Spiced Apple and Rye Hand Pies

I woke to the sound of a kookaburra’s call a few mornings ago. The sentinel of his flock perhaps, a call to arms to indicate the first slivers of light appearing through the trees on the horizon. It always goes quiet after his call. It’s a long string of distinctive caws increasing in volume and energy to a final crescendo before silence falls. I imagine his fellow flock members stirring in their eucalypt branches sandy eyes blinking open winged feathers ruffling as they stretch and meet the day as he nods off from the night shift keeping watch. Is it the same Kookaburra doing this job every morning or do they take turns? Are they even so organised a species? Who knows, it’s these cerebral meanderings that float around my mind while I procrastinate from the inevitability the breaking light heralds. Probably time to ruffle my own feathers and rub the sand from my eyes.

The calls of the morning are quieter at the moment. It’s autumn and we’ve freshly switched off day light saving time. The damp cold stillness that the turn of the season towards winter brings settles over all of us. Nature its own beacon to the shift. Leaves turn all the colours of their own red, orange and gold rainbow, plants slow their growth and animals start their pre hibernation routine fattening up for the coming cold. We humans are similar in a fashion. We become drawn to foods that warm and nourish our bodies and minds. Porridge for breakfast a promise that helps draw the covers back, hot tea at morning teatime to warm from the inside out and stews and soups to comfort and nurture at the end of the day to fill bellies and fuel our bodies to keep us warm.

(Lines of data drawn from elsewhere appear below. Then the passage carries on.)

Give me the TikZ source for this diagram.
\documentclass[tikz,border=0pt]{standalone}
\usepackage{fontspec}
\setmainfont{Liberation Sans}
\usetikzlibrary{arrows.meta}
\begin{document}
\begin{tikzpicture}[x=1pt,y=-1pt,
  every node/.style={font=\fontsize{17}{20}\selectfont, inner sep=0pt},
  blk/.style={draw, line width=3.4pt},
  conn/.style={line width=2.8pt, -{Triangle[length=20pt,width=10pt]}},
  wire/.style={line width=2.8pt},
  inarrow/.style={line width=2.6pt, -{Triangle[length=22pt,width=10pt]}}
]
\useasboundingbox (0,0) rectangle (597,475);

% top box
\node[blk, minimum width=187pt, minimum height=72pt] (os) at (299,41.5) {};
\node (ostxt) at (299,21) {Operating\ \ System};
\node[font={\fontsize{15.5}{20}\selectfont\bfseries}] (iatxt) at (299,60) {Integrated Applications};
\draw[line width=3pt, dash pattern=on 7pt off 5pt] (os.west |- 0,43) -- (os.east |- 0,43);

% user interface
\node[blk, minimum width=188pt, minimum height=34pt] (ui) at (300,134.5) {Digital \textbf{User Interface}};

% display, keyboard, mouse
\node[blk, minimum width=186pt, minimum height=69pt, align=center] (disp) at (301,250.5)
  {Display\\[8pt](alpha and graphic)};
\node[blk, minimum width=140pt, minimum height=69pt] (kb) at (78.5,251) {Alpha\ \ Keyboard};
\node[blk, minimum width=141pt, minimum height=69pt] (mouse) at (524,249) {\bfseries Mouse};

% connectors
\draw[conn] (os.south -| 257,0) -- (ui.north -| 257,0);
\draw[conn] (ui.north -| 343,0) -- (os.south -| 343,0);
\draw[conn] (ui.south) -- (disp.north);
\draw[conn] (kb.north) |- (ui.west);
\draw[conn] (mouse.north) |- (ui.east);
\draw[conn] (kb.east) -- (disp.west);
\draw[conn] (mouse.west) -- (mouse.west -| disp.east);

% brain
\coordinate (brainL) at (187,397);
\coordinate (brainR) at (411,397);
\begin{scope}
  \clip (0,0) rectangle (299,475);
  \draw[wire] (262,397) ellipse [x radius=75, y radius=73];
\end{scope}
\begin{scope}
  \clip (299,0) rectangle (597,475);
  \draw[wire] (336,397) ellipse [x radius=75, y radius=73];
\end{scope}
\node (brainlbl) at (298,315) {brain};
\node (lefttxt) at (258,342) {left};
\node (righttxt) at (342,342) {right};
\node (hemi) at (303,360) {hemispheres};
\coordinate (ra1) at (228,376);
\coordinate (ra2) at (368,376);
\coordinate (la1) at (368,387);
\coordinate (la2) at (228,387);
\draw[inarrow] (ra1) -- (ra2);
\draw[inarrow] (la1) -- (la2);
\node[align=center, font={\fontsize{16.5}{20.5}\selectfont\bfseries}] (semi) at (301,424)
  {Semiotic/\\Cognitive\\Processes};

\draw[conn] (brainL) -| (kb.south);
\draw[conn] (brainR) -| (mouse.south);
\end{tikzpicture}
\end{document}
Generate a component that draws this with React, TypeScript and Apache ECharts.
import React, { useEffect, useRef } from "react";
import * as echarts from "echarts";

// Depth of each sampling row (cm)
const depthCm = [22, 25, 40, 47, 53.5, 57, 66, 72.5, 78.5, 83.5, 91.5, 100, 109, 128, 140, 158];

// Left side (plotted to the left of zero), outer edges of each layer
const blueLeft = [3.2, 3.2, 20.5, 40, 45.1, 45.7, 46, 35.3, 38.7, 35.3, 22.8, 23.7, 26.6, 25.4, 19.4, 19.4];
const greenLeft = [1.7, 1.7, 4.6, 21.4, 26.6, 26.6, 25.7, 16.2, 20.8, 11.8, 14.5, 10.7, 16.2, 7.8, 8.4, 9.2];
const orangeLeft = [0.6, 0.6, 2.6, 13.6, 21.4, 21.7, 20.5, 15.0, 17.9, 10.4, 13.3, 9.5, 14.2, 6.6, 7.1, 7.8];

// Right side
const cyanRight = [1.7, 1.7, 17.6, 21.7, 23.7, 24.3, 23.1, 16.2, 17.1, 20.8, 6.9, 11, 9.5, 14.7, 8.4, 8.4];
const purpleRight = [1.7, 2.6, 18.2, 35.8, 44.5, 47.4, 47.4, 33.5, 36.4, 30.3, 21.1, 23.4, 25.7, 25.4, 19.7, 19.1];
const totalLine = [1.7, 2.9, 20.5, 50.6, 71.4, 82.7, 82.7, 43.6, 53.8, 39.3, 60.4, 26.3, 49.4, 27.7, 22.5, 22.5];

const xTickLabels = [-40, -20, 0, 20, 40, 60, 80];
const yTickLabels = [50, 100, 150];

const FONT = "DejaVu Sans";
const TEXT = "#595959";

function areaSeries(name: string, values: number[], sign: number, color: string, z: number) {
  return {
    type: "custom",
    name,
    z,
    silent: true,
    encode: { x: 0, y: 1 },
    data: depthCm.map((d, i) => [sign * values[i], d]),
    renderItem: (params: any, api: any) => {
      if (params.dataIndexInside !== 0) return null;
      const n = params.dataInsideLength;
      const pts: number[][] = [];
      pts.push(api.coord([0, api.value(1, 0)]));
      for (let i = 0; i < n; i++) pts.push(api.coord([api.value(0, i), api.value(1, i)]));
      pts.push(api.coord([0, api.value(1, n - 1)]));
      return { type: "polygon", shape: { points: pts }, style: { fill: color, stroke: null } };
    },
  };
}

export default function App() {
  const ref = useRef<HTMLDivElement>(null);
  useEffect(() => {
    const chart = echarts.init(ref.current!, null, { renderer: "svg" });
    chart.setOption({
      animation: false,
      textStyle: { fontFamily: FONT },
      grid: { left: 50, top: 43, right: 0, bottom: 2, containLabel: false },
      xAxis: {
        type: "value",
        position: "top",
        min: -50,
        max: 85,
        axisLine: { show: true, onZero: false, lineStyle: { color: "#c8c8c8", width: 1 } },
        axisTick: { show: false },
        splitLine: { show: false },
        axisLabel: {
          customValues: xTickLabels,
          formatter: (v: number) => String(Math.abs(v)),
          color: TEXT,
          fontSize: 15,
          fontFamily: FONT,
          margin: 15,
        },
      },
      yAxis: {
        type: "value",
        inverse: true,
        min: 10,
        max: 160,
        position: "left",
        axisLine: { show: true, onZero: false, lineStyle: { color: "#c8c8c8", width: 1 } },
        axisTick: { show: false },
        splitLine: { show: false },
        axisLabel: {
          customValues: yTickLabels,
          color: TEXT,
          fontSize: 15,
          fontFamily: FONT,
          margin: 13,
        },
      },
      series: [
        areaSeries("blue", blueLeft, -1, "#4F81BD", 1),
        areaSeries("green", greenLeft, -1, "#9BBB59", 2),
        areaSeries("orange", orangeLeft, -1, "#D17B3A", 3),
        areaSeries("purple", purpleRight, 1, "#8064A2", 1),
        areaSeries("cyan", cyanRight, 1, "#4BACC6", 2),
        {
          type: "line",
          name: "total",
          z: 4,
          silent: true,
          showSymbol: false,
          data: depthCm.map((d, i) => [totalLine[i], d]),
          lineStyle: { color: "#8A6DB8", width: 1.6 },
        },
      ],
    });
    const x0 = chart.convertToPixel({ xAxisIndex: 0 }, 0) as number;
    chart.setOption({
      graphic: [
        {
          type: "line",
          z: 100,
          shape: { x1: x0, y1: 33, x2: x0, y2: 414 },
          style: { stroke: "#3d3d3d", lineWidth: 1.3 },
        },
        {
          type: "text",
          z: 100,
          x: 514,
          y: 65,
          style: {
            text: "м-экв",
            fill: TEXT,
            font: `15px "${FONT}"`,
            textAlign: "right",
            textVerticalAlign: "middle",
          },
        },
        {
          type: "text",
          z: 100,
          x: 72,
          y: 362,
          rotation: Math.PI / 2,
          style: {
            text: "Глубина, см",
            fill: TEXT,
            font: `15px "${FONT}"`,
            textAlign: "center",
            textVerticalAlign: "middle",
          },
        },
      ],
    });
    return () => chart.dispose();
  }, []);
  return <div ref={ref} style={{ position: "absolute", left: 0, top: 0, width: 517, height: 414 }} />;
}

Not only do we look to warm hearty fair to warm us from the inside out and stoke out internal furnaces we’re also are drawn to particular flavours and their memories evoked by the season. Spices often compliment such meals the warming notes of specific extracts doing the heavy lifting. Be they in that porridge, tea, a stew or slow cook but most particularly in a bake, spices can add complexity and sensation to a dish that adds another dimension and layer to the experience. If you look through my recipe collection you’ll note it’s no secret that I adore cooking with spices. The shift in seasons and my proclivity to lean on them got me to pondering this, procrasitpondering if you will. And it occurs to me that this is not just rooted (see what I did there? Rooted? Ginger, coriander, wasabi) in my love of flavour but also the extra elements their characteristics offer to enhance a meal. Characteristics like sweet, savoury, earthiness, warmth, brightness, freshness amongst others all create a dance between themselves and other ingredients in your cooking. Much in the way music does to a song spices can create a cohesion to all the components of your culinary creations.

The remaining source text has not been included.